- [Directions]:
Below is a listing to transcribe in full and exactly; keep the pictures out.

- [Data segment]:
------------------------------------------------------------------------

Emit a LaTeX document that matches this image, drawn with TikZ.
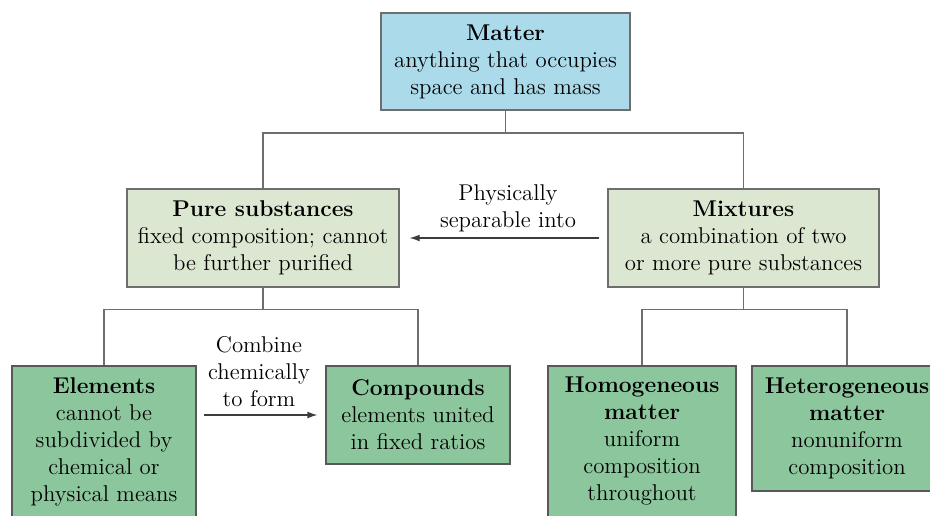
\documentclass[tikz,border=0pt]{standalone}
\usetikzlibrary{arrows.meta,positioning,calc}
\definecolor{celeste}{HTML}{ABDBEB}
\definecolor{verdec}{HTML}{DCE7D1}
\definecolor{verde}{HTML}{8CC69D}
\definecolor{borde}{HTML}{6E6E6E}
\definecolor{linea}{HTML}{3C3C3C}

\begin{document}
\begin{tikzpicture}[x=0.5pt,y=-0.5pt,
  caja/.style={draw=borde,line width=0.6pt,align=center,inner sep=2pt,
               font=\fontsize{11.4}{13.5}\selectfont},
  cajaazul/.style={caja,fill=celeste},
  cajaclara/.style={caja,fill=verdec},
  cajaverde/.style={caja,fill=verde,draw=borde!80!black},
  rama/.style={draw=borde,line width=0.7pt},
  flecha/.style={-{Latex[length=5pt,width=3.4pt]},line width=0.6pt,color=linea},
  etiqueta/.style={align=center,inner sep=0pt,font=\fontsize{11.4}{13.5}\selectfont}]
  \useasboundingbox (0,0) rectangle (930,515);
  \clip (0,0) rectangle (930,515);
  \node[cajaazul,minimum width=124.5pt,minimum height=48.5pt] (materia) at (505.5,61.5)
     {{\bfseries Matter}\\anything that occupies\\space and has mass};
  \node[cajaclara,minimum width=136pt,minimum height=49pt] (puras) at (263,238)
     {{\bfseries Pure substances}\\fixed composition; cannot\\be further purified};
  \node[cajaclara,minimum width=135.5pt,minimum height=49pt] (mezclas) at (743.5,238)
     {{\bfseries Mixtures}\\a combination of two\\or more pure substances};
  \node[cajaverde,minimum width=92pt,minimum height=75.5pt] (elementos) at (104,441.5)
     {{\bfseries Elements}\\cannot be\\subdivided by\\chemical or\\physical means};
  \node[cajaverde,minimum width=92pt,minimum height=49pt] (compuestos) at (418,415)
     {{\bfseries Compounds}\\elements united\\in fixed ratios};
  \node[cajaverde,minimum width=94pt,minimum height=75.5pt] (homogeneo) at (642,441.5)
     {{\bfseries Homogeneous}\\{\bfseries matter}\\uniform\\composition\\throughout};
  \node[cajaverde,minimum width=95pt,minimum height=62.5pt] (heterogeneo) at (847,428.5)
     {{\bfseries Heterogeneous}\\{\bfseries matter}\\nonuniform\\composition};
  % ramas del arbol
  \draw[rama] (materia.south) -- ++(0,22.5) -| (puras.north);
  \draw[rama] (materia.south) -- ++(0,22.5) -| (mezclas.north);
  \draw[rama] (puras.south) -- ++(0,22) -| (elementos.north);
  \draw[rama] (puras.south) -- ++(0,22) -| (compuestos.north);
  \draw[rama] (mezclas.south) -- ++(0,22) -| (homogeneo.north);
  \draw[rama] (mezclas.south) -- ++(0,22) -| (heterogeneo.north);
  % flechas con texto
  \draw[flecha] ([xshift=-4pt]mezclas.west) -- ([xshift=5pt]puras.east);
  \node[etiqueta] (separable) at (508,208.5) {Physically\\separable into};
  \draw[flecha] ($(elementos.east |- compuestos.west)+(3.5pt,0)$) -- ([xshift=-4pt]compuestos.west);
  \node[etiqueta] (combinar) at (259,371.5) {Combine\\chemically\\to form};
\end{tikzpicture}
\end{document}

------------------------------------------------------------------------

- [Correct response]:
Emit a LaTeX document that matches this image, drawn with TikZ.
\documentclass[tikz,border=0pt]{standalone}
\usetikzlibrary{arrows.meta,positioning,calc}
\definecolor{celeste}{HTML}{ABDBEB}
\definecolor{verdec}{HTML}{DCE7D1}
\definecolor{verde}{HTML}{8CC69D}
\definecolor{borde}{HTML}{6E6E6E}
\definecolor{linea}{HTML}{3C3C3C}

\begin{document}
\begin{tikzpicture}[x=0.5pt,y=-0.5pt,
  caja/.style={draw=borde,line width=0.6pt,align=center,inner sep=2pt,
               font=\fontsize{11.4}{13.5}\selectfont},
  cajaazul/.style={caja,fill=celeste},
  cajaclara/.style={caja,fill=verdec},
  cajaverde/.style={caja,fill=verde,draw=borde!80!black},
  rama/.style={draw=borde,line width=0.7pt},
  flecha/.style={-{Latex[length=5pt,width=3.4pt]},line width=0.6pt,color=linea},
  etiqueta/.style={align=center,inner sep=0pt,font=\fontsize{11.4}{13.5}\selectfont}]
  \useasboundingbox (0,0) rectangle (930,515);
  \clip (0,0) rectangle (930,515);
  \node[cajaazul,minimum width=124.5pt,minimum height=48.5pt] (materia) at (505.5,61.5)
     {{\bfseries Matter}\\anything that occupies\\space and has mass};
  \node[cajaclara,minimum width=136pt,minimum height=49pt] (puras) at (263,238)
     {{\bfseries Pure substances}\\fixed composition; cannot\\be further purified};
  \node[cajaclara,minimum width=135.5pt,minimum height=49pt] (mezclas) at (743.5,238)
     {{\bfseries Mixtures}\\a combination of two\\or more pure substances};
  \node[cajaverde,minimum width=92pt,minimum height=75.5pt] (elementos) at (104,441.5)
     {{\bfseries Elements}\\cannot be\\subdivided by\\chemical or\\physical means};
  \node[cajaverde,minimum width=92pt,minimum height=49pt] (compuestos) at (418,415)
     {{\bfseries Compounds}\\elements united\\in fixed ratios};
  \node[cajaverde,minimum width=94pt,minimum height=75.5pt] (homogeneo) at (642,441.5)
     {{\bfseries Homogeneous}\\{\bfseries matter}\\uniform\\composition\\throughout};
  \node[cajaverde,minimum width=95pt,minimum height=62.5pt] (heterogeneo) at (847,428.5)
     {{\bfseries Heterogeneous}\\{\bfseries matter}\\nonuniform\\composition};
  % ramas del arbol
  \draw[rama] (materia.south) -- ++(0,22.5) -| (puras.north);
  \draw[rama] (materia.south) -- ++(0,22.5) -| (mezclas.north);
  \draw[rama] (puras.south) -- ++(0,22) -| (elementos.north);
  \draw[rama] (puras.south) -- ++(0,22) -| (compuestos.north);
  \draw[rama] (mezclas.south) -- ++(0,22) -| (homogeneo.north);
  \draw[rama] (mezclas.south) -- ++(0,22) -| (heterogeneo.north);
  % flechas con texto
  \draw[flecha] ([xshift=-4pt]mezclas.west) -- ([xshift=5pt]puras.east);
  \node[etiqueta] (separable) at (508,208.5) {Physically\\separable into};
  \draw[flecha] ($(elementos.east |- compuestos.west)+(3.5pt,0)$) -- ([xshift=-4pt]compuestos.west);
  \node[etiqueta] (combinar) at (259,371.5) {Combine\\chemically\\to form};
\end{tikzpicture}
\end{document}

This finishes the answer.